La scorsa settimana i movimenti valutari hanno cavalcato il taglio dei tassi d’interesse della Banca Centrale Europea e hanno beneficiato dei solidi dati provenienti dagli Usa, che hanno ridimensionato le aspettative sulla rapidità attraverso la quale la Fed possa decidere di farli scendere. In particolare nel caso in cui donald trump dovesse vincere le elezioni

L’indice del dollaro, che misura il biglietto verde rispetto alle principali valute rivali, è salito dello 0,17% a 103,65. Venerdì risulta essere sceso dello 0,3%: il motivo è da ricercare nella propensione al rischio che è aumentata dopo che la Cina ha fornito maggiori dettagli sul suo ampio pacchetto di stimoli. Ma nel corso della settimana ha registrato guadagni dello 0,55%.

Sceso dello 0,16% l’euro scambiato a 1,0849 dollari, mentre la sterlina ha perso lo 0,18% a 1,3025 dollari.

In cosa consiste la forza del dollaro

Erik Nelson, stratega macroeconomico di Wells Fargo, spiega che la forza del dollaro è stata condizionata in gran parte dai tassi ed è stata una questione di crescita relativa. Secondo Nelson ci sono stati alcuni dati relativamente solidi negli USA, a partire dal rapporto sull’occupazione di inizio mese. Ma non solo: ci sono state le vendite al dettaglio decenti, il PIL che sta seguendo un andamento piuttosto buono in questo trimestre. D’altra parte l’Europa non sta andando altrettanto bene, la Bce è dalla parte dei accomodanti: è stata questa storia di divergenza.

Ad aiutare il dollaro, secondo molti analisti, ci sono anche i sondaggi che indicano un aumento delle probabilità che Donald Trump vinca le elezioni il prossimo 5 novembre. Le sue proposte di politica tariffaria e fiscale sembrerebbero destinate a mantenere elevati i tassi di interesse statunitensi e a danneggiare i partner commerciali.

Bitcoin ha ricevuto una spinta, poiché ci si aspetta che l’amministrazione Trump adotti una linea più morbida sulla regolamentazione delle criptovalute. L’ultima volta è sceso dello 0,1% a 68.333 dollari dopo aver toccato in precedenza 69.487 dollari, il suo massimo da fine luglio.

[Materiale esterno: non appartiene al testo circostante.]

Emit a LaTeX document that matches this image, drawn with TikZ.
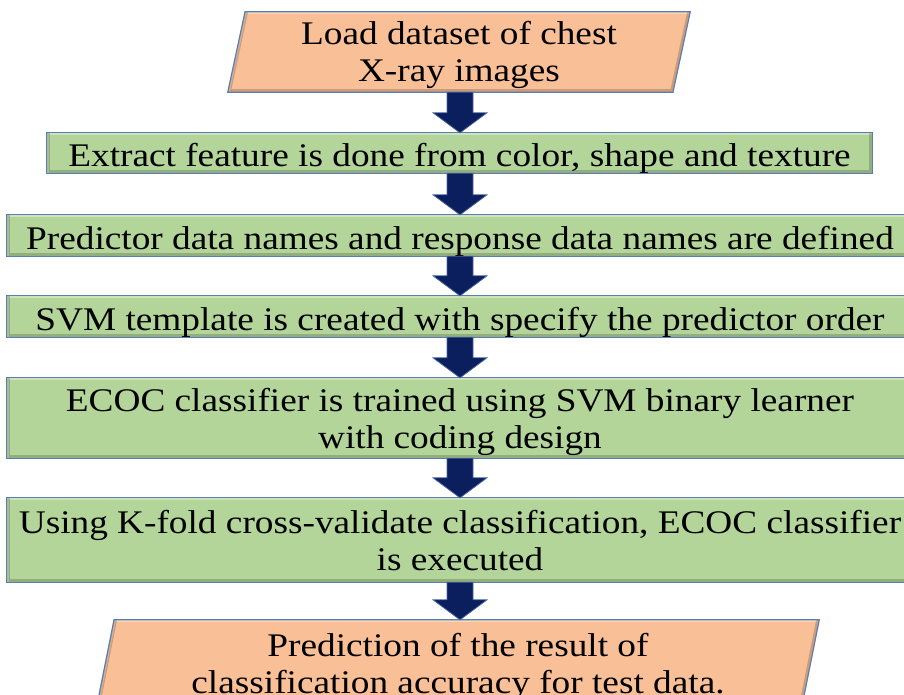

A scendere è lo yen giapponese

Scende dello 0,24% lo yen, che è scambiato a 149,89 dollari, dopo che in passato a superato il livello di 150, cosa che ha fatto brevemente la scorsa settimana per la prima volta da inizio agosto.

Chris Weston, responsabile della ricerca presso il broker online australiano Pepperstone, ha spiegato che il modo più chiaro per esprimere il rischio tariffario di Trump era acquistare dollari anziché euro, franchi svizzeri e pesos messicani. Secondo Weston i trader devono decidere se questo è il momento giusto per iniziare a piazzare operazioni elettorali con maggiore convinzione.

La scorsa settimana, lo yen è sceso dello 0,3%, l’euro dello 0,6% e la sterlina è rimasta invariata. Il peso messicano è sceso del 3%. L’euro è sceso di oltre il 3% in tre settimane, ha superato la media mobile a 200 giorni e si è attestato vicino al minimo degli ultimi 2 mesi e mezzo.

Il divario tra i rendimenti dei titoli di Stato americani e tedeschi a 10 anni si è ampliato fino a circa 189 punti base (bps), poiché i rendimenti statunitensi sono aumentati nelle ultime settimane, mentre quelli tedeschi sono diminuiti.

Anche in Gran Bretagna i rendimenti si sono mossi contro la sterlina questo mese, a causa di dati più deboli sull’inflazione e delle aspettative che il ministro delle Finanze Rachel Reeves annuncerà un bilancio favorevole alle obbligazioni il 30 ottobre.

Lo spread tra i rendimenti dei titoli di Stato statunitensi e quelli dei titoli di Stato è passato da 24 punti a favore della sterlina a 3 punti negativi.